Take the data that follows and retype it word for word.

DATA SEGMENT:
────────

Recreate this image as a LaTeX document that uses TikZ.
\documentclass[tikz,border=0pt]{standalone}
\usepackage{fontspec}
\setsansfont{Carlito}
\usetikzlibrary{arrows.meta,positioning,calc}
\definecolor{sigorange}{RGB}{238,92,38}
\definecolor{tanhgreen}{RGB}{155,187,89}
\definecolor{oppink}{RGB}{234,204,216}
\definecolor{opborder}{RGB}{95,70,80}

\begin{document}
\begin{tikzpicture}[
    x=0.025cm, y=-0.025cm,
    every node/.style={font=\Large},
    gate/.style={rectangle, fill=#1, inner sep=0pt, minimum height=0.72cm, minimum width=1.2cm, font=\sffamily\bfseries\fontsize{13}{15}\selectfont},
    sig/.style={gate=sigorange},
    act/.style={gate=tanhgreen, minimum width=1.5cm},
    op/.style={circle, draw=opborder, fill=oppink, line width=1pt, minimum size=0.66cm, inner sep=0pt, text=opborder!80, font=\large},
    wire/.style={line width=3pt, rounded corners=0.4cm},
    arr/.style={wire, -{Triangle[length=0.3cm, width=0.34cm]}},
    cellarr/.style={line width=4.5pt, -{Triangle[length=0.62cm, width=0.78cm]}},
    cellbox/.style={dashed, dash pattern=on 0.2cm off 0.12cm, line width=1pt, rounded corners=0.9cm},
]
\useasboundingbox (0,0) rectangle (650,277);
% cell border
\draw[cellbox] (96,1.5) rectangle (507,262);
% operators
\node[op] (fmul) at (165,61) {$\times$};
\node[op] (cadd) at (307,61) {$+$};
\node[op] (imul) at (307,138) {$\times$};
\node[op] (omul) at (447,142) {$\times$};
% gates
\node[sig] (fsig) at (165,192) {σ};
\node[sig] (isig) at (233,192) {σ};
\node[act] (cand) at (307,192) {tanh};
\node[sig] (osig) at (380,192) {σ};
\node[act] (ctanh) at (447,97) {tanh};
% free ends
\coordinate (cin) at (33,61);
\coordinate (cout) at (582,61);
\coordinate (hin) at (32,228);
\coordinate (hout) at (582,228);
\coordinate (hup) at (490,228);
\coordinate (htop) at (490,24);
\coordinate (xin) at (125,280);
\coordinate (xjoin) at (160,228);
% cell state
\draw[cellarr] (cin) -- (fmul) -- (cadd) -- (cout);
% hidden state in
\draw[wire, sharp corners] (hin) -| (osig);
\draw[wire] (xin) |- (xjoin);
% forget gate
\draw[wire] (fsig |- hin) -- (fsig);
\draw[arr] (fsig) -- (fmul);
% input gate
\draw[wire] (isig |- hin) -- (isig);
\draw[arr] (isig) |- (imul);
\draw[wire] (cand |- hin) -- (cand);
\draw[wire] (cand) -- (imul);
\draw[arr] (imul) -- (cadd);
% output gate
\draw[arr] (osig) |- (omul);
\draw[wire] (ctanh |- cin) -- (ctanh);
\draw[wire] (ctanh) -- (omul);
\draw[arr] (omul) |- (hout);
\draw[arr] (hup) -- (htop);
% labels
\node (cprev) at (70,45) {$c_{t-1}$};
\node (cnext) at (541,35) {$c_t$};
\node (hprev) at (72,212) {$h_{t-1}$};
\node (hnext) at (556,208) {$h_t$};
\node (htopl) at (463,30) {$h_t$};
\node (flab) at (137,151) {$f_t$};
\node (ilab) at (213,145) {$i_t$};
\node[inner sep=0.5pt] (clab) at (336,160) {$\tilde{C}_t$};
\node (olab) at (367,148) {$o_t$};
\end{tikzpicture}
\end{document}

────────

SOLUTION:
Recreate this image as a LaTeX document that uses TikZ.
\documentclass[tikz,border=0pt]{standalone}
\usepackage{fontspec}
\setsansfont{Carlito}
\usetikzlibrary{arrows.meta,positioning,calc}
\definecolor{sigorange}{RGB}{238,92,38}
\definecolor{tanhgreen}{RGB}{155,187,89}
\definecolor{oppink}{RGB}{234,204,216}
\definecolor{opborder}{RGB}{95,70,80}

\begin{document}
\begin{tikzpicture}[
    x=0.025cm, y=-0.025cm,
    every node/.style={font=\Large},
    gate/.style={rectangle, fill=#1, inner sep=0pt, minimum height=0.72cm, minimum width=1.2cm, font=\sffamily\bfseries\fontsize{13}{15}\selectfont},
    sig/.style={gate=sigorange},
    act/.style={gate=tanhgreen, minimum width=1.5cm},
    op/.style={circle, draw=opborder, fill=oppink, line width=1pt, minimum size=0.66cm, inner sep=0pt, text=opborder!80, font=\large},
    wire/.style={line width=3pt, rounded corners=0.4cm},
    arr/.style={wire, -{Triangle[length=0.3cm, width=0.34cm]}},
    cellarr/.style={line width=4.5pt, -{Triangle[length=0.62cm, width=0.78cm]}},
    cellbox/.style={dashed, dash pattern=on 0.2cm off 0.12cm, line width=1pt, rounded corners=0.9cm},
]
\useasboundingbox (0,0) rectangle (650,277);
% cell border
\draw[cellbox] (96,1.5) rectangle (507,262);
% operators
\node[op] (fmul) at (165,61) {$\times$};
\node[op] (cadd) at (307,61) {$+$};
\node[op] (imul) at (307,138) {$\times$};
\node[op] (omul) at (447,142) {$\times$};
% gates
\node[sig] (fsig) at (165,192) {σ};
\node[sig] (isig) at (233,192) {σ};
\node[act] (cand) at (307,192) {tanh};
\node[sig] (osig) at (380,192) {σ};
\node[act] (ctanh) at (447,97) {tanh};
% free ends
\coordinate (cin) at (33,61);
\coordinate (cout) at (582,61);
\coordinate (hin) at (32,228);
\coordinate (hout) at (582,228);
\coordinate (hup) at (490,228);
\coordinate (htop) at (490,24);
\coordinate (xin) at (125,280);
\coordinate (xjoin) at (160,228);
% cell state
\draw[cellarr] (cin) -- (fmul) -- (cadd) -- (cout);
% hidden state in
\draw[wire, sharp corners] (hin) -| (osig);
\draw[wire] (xin) |- (xjoin);
% forget gate
\draw[wire] (fsig |- hin) -- (fsig);
\draw[arr] (fsig) -- (fmul);
% input gate
\draw[wire] (isig |- hin) -- (isig);
\draw[arr] (isig) |- (imul);
\draw[wire] (cand |- hin) -- (cand);
\draw[wire] (cand) -- (imul);
\draw[arr] (imul) -- (cadd);
% output gate
\draw[arr] (osig) |- (omul);
\draw[wire] (ctanh |- cin) -- (ctanh);
\draw[wire] (ctanh) -- (omul);
\draw[arr] (omul) |- (hout);
\draw[arr] (hup) -- (htop);
% labels
\node (cprev) at (70,45) {$c_{t-1}$};
\node (cnext) at (541,35) {$c_t$};
\node (hprev) at (72,212) {$h_{t-1}$};
\node (hnext) at (556,208) {$h_t$};
\node (htopl) at (463,30) {$h_t$};
\node (flab) at (137,151) {$f_t$};
\node (ilab) at (213,145) {$i_t$};
\node[inner sep=0.5pt] (clab) at (336,160) {$\tilde{C}_t$};
\node (olab) at (367,148) {$o_t$};
\end{tikzpicture}
\end{document}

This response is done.